Vienna, 09 November 2012 Fekter: "We owe our triple A to our strict stability and reform policy" Fitch rating agency assigns its best triple A rating to Austria, praising in particular the stability and reform package approved in March.

"We can maintain our outstanding international rating by continuing to follow a strict reform policy", assured Dr. Maria Fekter after the Fitch rating agency announced its best triple A rating. "Fitch warned in particular that the savings package would not be fully implemented", stated Fekter. "This means that failing to follow the path to consolidation would endanger the rating," explained the minister. The rating agency also referred to other risks affecting Austria, namely its high debt ratio and domestic banks. "Intensification of the Eurozone crisis would also be detrimental to Austria's credit rating," stressed Fekter.

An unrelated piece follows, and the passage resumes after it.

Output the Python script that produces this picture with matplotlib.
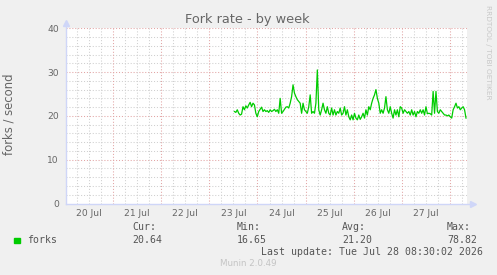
import matplotlib

matplotlib.use("Agg")
import matplotlib.pyplot as plt
import numpy as np
import pandas as pd

# fork rate samples (forks / second), 23 Jul 12:30 -> 28 Jul 08:00
forks = [
    21.0, 20.8, 21.4, 20.6, 20.2, 20.4, 22.1, 21.4, 22.3, 21.8,
    22.5, 23.1, 22.1, 22.9, 22.5, 20.6, 19.8, 21.0, 21.5, 22.0,
    21.0, 21.4, 21.0, 21.2, 20.8, 21.4, 21.0, 21.2, 21.5, 21.0,
    21.4, 20.6, 24.0, 20.6, 21.0, 21.5, 22.0, 22.1, 21.8, 22.9,
    24.4, 27.1, 25.2, 24.4, 23.7, 23.3, 22.9, 20.6, 22.9, 21.4,
    21.0, 20.6, 22.1, 24.8, 20.6, 21.0, 20.6, 22.9, 30.5, 21.4,
    20.2, 21.4, 22.9, 21.4, 20.6, 22.1, 20.6, 20.2, 21.8, 20.2,
    21.4, 20.2, 21.0, 20.6, 21.8, 20.2, 20.6, 22.1, 20.2, 21.4,
    19.8, 19.1, 20.2, 19.1, 20.6, 19.5, 19.1, 20.2, 19.2, 19.8,
    20.6, 19.5, 21.4, 20.2, 22.1, 21.4, 22.9, 24.0, 24.8, 26.0,
    24.0, 22.9, 20.6, 21.4, 20.6, 21.8, 24.4, 21.4, 20.6, 22.1,
    20.6, 19.5, 21.4, 20.2, 21.4, 19.8, 22.1, 21.8, 20.6, 21.4,
    21.0, 20.6, 21.0, 20.2, 21.4, 20.2, 21.0, 19.8, 21.0, 20.6,
    21.4, 20.6, 21.4, 20.2, 22.1, 20.5, 20.6, 20.5, 20.2, 25.6,
    20.6, 25.6, 21.0, 20.6, 21.4, 21.0, 20.6, 20.2, 20.2, 20.0,
    20.2, 19.8, 19.5, 21.4, 22.1, 22.9, 21.8, 22.1, 21.4, 21.8,
    22.1, 21.4, 19.5,
]
sample_start = "2026-07-23 12:30"
sample_end = "2026-07-28 08:00"
view_start = "2026-07-20 00:30"
view_end = "2026-07-28 08:30"
day_labels = ["20 Jul", "21 Jul", "22 Jul", "23 Jul", "24 Jul", "25 Jul", "26 Jul", "27 Jul"]
y_ticks = [0, 10, 20, 30, 40]
stats_heads = ["Cur:", "Min:", "Avg:", "Max:"]
stats_vals = ["20.64", "16.65", "21.20", "78.82"]

W, H = 497, 275
BACK = "#F0F0F0"
FONT = "#666666"
AXIS = "#CFD6F8"
MGRID = "#E2A4A4"
GRID = "#CFCFCF"
GREEN = "#00CC00"


def fx(x):
    return x / W


def fy(y):
    return 1 - y / H


times = pd.date_range(sample_start, sample_end, periods=len(forks))
x0, x1 = pd.Timestamp(view_start), pd.Timestamp(view_end)

fig = plt.figure(figsize=(W / 100, H / 100), dpi=100, facecolor=BACK)
ax = fig.add_axes([fx(66), fy(203.5), (467 - 66) / W, (203.5 - 28.3) / H])
ax.set_facecolor("white")
for s in ax.spines.values():
    s.set_visible(False)

ax.set_xlim(x0, x1)
ax.set_ylim(0, 40)

# grid
dot = (0, (1, 1.8))
for v in np.arange(2, 41, 2):
    c = MGRID if v % 10 == 0 else GRID
    ax.axhline(v, color=c, lw=0.75, ls=dot, zorder=1)
for t in pd.date_range("2026-07-20 06:00", "2026-07-28 06:00", freq="6h"):
    c = MGRID if t.hour == 0 else GRID
    ax.axvline(t, color=c, lw=0.75, ls=dot, zorder=1)

ax.plot(times, forks, color=GREEN, lw=0.9, zorder=3)

# axes with arrows
ax.plot([0, 1.016], [0, 0], transform=ax.transAxes, color=AXIS, lw=1, clip_on=False, zorder=4)
ax.plot([0, 0], [0, 1.03], transform=ax.transAxes, color=AXIS, lw=1, clip_on=False, zorder=4)
ax.plot([1.016], [0], transform=ax.transAxes, marker=">", ms=4.5, color=AXIS, clip_on=False, zorder=4)
ax.plot([0], [1.03], transform=ax.transAxes, marker="^", ms=4.5, color=AXIS, clip_on=False, zorder=4)

ax.set_yticks(y_ticks)
ax.set_yticklabels([str(v) for v in y_ticks])
noons = pd.date_range("2026-07-20 12:00", periods=len(day_labels), freq="D")
ax.set_xticks(noons)
ax.set_xticklabels(day_labels)
ax.tick_params(axis="both", length=0, labelsize=6.6, colors=FONT)
ax.tick_params(axis="y", pad=5)
ax.tick_params(axis="x", pad=4)

ax.set_ylabel("forks / second", fontsize=8.4, color=FONT)
ax.yaxis.set_label_coords(-(66 - 15.5) / 401, (203.5 - 114) / 175.2)

fig.text(fx(247.5), fy(19), "Fork rate - by week", fontsize=9.3, color=FONT,
         ha="center", va="center")
fig.text(fx(488), fy(5), "RRDTOOL / TOBI OETIKER", fontsize=5.3, color="#C8C8C8",
         rotation=270, ha="center", va="top")

# legend block
mono = "DejaVu Sans Mono"
col_x = [132, 237, 342, 447]
for cx, head, val in zip(col_x, stats_heads, stats_vals):
    fig.text(fx(cx), fy(227.5), head, family=mono, fontsize=7.1, color="#555555",
             ha="left", va="center")
    fig.text(fx(cx), fy(240), val, family=mono, fontsize=7.1, color="#555555",
             ha="left", va="center")
fig.patches.append(plt.Rectangle((fx(14), fy(242.7)), 6 / W, 5 / H, color=GREEN,
                                 transform=fig.transFigure, figure=fig))
fig.text(fx(27), fy(240), "forks", family=mono, fontsize=7.1, color="#555555",
         ha="left", va="center")
fig.text(fx(483), fy(252), "Last update: Tue Jul 28 08:30:02 2026", family=mono,
         fontsize=7.1, color="#555555", ha="right", va="center")
fig.text(fx(248.5), fy(264), "Munin 2.0.49", fontsize=6.3, color="#C4C4C4",
         ha="center", va="center")

fig.savefig("out.png", dpi=100, facecolor=BACK)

"Fitch rated our macroeconomic balance, relatively high per capita GDP, continuing current account surpluses and low unemployment rate very highly", reported Fekter. As before, Austria continues to have the lowest unemployment rate in the European Union. "We were also praised for our stability-oriented economic policy, strong domestic institutions and budget reform", stated the Minister of Finance. "Fitch particularly stressed the approximately 28 billion approved for a stability package in the spring, and the debt limit jointly approved at the federal, state and municipal levels. These actions put us on the proper course to escape from the debt trap, and have now also been confirmed", stated the Minister of Finance.

At the same time, Fekter promised that: "As the Austrian Minister of Finance, I will continue to ensure that we maintain our course of reforms. Our planned consolidation measures do not slow domestic economic growth or inhibit investment. This will preserve existing jobs and purchasing power, and I will do everything I can to ensure that inflation is not driven higher", concluded Fekter.